→ CHALLENGE: For every line in the data below that contains "seaborn", copy the line.

##### LISTED RECORDS

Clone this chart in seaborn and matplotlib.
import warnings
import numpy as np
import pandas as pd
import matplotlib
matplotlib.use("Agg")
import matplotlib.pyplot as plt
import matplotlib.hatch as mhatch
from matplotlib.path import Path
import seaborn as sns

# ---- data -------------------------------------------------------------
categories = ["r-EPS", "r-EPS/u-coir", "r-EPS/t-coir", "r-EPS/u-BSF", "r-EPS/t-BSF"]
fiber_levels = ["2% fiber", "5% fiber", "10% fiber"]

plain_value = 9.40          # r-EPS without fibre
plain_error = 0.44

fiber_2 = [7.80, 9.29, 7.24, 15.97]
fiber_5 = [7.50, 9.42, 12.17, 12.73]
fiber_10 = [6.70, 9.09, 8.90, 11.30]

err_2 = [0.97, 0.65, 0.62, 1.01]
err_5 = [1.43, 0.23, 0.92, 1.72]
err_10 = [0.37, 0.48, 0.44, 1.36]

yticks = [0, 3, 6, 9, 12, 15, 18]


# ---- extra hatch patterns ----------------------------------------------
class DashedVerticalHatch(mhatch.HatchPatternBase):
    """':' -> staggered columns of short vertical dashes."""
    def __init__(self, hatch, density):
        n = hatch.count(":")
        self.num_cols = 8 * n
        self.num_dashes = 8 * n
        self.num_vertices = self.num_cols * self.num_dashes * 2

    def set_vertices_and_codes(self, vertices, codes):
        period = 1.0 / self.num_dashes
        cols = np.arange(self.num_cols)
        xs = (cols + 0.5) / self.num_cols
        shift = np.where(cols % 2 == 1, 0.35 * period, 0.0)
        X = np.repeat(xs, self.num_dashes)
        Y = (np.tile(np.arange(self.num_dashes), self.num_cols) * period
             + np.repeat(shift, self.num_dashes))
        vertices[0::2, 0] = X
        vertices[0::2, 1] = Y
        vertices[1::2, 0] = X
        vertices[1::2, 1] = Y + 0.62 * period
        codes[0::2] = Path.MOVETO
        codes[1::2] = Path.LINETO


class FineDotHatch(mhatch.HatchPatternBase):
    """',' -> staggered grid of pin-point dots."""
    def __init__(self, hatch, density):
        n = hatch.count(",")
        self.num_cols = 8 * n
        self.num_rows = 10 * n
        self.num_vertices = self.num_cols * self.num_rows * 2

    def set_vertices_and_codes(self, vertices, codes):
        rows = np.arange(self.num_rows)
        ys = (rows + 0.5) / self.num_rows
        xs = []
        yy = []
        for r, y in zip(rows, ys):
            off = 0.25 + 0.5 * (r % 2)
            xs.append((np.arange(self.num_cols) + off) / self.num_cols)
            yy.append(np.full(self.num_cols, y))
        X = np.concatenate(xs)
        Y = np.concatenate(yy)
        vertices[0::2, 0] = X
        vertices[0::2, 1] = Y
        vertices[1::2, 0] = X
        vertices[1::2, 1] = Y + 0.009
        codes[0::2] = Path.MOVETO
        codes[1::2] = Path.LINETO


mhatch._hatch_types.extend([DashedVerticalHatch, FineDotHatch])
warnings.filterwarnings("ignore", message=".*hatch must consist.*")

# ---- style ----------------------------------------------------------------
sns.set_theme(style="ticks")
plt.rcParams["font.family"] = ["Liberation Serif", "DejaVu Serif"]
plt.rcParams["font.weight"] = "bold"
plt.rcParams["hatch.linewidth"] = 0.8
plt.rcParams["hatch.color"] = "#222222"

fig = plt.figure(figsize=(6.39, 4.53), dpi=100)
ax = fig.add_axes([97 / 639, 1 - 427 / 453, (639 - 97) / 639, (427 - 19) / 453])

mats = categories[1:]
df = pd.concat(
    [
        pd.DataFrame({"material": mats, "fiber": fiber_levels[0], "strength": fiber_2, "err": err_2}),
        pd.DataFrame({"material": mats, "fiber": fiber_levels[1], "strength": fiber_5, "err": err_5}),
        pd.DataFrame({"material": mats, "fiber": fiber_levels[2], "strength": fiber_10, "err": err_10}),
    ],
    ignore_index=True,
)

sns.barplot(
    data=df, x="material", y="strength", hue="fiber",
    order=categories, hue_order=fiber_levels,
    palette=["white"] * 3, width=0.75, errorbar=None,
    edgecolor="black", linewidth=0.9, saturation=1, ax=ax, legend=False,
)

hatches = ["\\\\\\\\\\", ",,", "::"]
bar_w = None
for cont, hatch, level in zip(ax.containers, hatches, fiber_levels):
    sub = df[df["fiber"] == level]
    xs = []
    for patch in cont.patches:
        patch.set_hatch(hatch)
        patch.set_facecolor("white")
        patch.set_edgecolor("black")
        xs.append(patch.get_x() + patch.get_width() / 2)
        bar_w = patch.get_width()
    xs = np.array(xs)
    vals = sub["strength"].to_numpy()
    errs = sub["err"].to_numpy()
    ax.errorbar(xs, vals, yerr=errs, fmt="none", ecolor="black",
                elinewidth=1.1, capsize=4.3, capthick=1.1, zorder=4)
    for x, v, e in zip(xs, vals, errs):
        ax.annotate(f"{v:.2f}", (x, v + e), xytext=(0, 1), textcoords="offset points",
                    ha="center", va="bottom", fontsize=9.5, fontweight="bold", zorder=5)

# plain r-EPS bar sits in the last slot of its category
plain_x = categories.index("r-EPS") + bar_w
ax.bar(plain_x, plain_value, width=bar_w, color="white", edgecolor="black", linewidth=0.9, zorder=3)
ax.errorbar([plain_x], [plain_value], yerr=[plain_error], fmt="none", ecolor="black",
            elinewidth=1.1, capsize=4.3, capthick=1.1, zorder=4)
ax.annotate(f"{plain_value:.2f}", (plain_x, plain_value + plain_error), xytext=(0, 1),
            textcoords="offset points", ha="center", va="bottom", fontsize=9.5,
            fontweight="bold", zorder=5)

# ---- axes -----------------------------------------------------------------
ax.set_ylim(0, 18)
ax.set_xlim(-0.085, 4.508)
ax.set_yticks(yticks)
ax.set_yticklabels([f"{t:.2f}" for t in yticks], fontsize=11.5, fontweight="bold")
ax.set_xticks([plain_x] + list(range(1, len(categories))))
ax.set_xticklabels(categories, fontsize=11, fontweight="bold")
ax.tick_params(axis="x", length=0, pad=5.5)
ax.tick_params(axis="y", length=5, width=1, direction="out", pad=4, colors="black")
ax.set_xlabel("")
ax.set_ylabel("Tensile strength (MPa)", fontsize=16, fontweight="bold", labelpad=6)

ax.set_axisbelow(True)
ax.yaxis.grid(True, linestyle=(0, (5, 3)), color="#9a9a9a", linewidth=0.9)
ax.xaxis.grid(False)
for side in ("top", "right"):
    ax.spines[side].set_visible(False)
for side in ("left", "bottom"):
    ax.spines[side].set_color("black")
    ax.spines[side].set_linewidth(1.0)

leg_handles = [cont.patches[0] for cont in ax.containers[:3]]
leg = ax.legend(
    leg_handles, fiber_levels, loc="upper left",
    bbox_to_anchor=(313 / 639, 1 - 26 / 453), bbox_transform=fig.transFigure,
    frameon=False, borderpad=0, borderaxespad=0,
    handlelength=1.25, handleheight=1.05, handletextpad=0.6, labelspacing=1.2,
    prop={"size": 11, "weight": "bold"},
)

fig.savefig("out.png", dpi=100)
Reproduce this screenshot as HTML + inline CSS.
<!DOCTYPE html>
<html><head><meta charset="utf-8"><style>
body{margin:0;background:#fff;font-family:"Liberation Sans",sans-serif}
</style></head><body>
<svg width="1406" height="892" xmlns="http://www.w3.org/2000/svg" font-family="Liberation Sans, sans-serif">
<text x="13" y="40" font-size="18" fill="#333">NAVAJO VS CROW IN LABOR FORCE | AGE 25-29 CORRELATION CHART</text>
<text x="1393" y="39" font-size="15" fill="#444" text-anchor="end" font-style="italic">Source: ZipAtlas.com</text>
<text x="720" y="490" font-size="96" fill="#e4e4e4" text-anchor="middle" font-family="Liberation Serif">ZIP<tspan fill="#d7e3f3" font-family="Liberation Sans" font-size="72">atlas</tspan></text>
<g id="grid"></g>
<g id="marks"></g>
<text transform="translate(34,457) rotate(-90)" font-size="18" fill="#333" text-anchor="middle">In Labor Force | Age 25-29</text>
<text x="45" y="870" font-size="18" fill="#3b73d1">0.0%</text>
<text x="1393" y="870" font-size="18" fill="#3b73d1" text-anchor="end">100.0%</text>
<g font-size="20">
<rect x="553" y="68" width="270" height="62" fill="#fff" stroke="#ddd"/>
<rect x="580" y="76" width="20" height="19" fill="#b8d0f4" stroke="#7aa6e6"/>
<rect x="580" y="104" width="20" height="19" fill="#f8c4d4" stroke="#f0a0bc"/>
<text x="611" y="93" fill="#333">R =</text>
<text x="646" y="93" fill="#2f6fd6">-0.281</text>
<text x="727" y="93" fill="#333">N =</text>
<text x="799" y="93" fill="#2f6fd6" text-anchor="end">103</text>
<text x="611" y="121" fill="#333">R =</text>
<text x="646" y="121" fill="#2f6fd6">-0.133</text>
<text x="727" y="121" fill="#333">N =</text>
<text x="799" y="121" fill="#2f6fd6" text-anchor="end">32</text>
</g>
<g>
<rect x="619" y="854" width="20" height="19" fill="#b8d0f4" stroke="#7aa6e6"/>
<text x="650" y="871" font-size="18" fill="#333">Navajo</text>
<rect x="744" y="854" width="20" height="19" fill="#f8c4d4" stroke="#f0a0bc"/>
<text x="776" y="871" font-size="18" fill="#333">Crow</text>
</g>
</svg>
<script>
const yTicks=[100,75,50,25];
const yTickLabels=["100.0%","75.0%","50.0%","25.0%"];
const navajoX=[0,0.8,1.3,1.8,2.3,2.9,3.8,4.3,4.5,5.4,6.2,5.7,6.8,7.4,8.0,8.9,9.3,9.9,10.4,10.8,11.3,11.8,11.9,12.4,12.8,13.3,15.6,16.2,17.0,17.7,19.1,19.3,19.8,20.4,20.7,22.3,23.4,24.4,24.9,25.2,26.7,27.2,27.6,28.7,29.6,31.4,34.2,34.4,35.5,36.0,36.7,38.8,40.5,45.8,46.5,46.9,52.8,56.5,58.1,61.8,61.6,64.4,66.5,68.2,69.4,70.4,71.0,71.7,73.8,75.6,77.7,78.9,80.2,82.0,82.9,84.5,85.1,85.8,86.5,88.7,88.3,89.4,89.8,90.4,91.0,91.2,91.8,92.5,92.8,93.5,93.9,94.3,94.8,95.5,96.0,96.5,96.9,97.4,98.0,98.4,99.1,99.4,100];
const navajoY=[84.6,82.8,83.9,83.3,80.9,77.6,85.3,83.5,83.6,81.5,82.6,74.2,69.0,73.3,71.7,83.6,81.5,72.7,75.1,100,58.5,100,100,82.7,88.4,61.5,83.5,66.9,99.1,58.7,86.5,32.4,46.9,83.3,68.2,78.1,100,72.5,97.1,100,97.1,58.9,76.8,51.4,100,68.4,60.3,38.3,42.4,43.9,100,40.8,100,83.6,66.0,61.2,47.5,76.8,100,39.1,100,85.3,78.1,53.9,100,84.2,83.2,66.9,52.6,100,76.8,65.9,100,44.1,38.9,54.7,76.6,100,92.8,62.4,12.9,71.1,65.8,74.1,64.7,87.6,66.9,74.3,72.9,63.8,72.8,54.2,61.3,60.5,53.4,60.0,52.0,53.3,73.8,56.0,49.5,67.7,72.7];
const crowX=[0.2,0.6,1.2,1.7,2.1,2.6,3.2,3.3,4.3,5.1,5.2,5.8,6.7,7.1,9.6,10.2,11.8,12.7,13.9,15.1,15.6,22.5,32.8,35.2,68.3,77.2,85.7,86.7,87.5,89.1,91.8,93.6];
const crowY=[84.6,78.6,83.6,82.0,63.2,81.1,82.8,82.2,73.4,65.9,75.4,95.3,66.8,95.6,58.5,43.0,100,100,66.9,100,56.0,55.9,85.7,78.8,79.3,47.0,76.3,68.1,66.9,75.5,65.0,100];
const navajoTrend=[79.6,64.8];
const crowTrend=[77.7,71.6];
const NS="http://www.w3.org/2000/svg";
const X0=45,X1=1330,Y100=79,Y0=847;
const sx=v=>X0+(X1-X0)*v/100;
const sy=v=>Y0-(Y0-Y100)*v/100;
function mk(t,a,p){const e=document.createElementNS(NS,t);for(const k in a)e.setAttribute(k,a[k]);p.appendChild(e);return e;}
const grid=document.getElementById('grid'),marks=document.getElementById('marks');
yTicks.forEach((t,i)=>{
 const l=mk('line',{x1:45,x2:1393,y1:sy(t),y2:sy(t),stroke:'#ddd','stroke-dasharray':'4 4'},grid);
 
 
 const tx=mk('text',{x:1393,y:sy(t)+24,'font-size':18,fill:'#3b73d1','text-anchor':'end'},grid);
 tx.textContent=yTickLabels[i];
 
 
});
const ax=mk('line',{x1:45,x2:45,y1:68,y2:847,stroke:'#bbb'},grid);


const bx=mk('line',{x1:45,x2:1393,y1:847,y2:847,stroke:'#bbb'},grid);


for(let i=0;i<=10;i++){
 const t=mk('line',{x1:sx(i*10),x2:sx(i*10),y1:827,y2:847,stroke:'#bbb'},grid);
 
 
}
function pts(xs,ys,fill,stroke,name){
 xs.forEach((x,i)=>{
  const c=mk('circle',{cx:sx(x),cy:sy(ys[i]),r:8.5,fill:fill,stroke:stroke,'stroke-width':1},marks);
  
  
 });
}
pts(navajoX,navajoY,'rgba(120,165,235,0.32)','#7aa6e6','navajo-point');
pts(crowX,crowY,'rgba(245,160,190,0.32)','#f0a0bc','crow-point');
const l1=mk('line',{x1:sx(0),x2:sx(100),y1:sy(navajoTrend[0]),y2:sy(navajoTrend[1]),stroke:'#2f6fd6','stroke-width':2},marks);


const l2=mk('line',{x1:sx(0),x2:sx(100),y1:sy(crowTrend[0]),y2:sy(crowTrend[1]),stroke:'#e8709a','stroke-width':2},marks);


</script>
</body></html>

##########

→ RESPONSE TO THE EXERCISE:
Clone this chart in seaborn and matplotlib.
import seaborn as sns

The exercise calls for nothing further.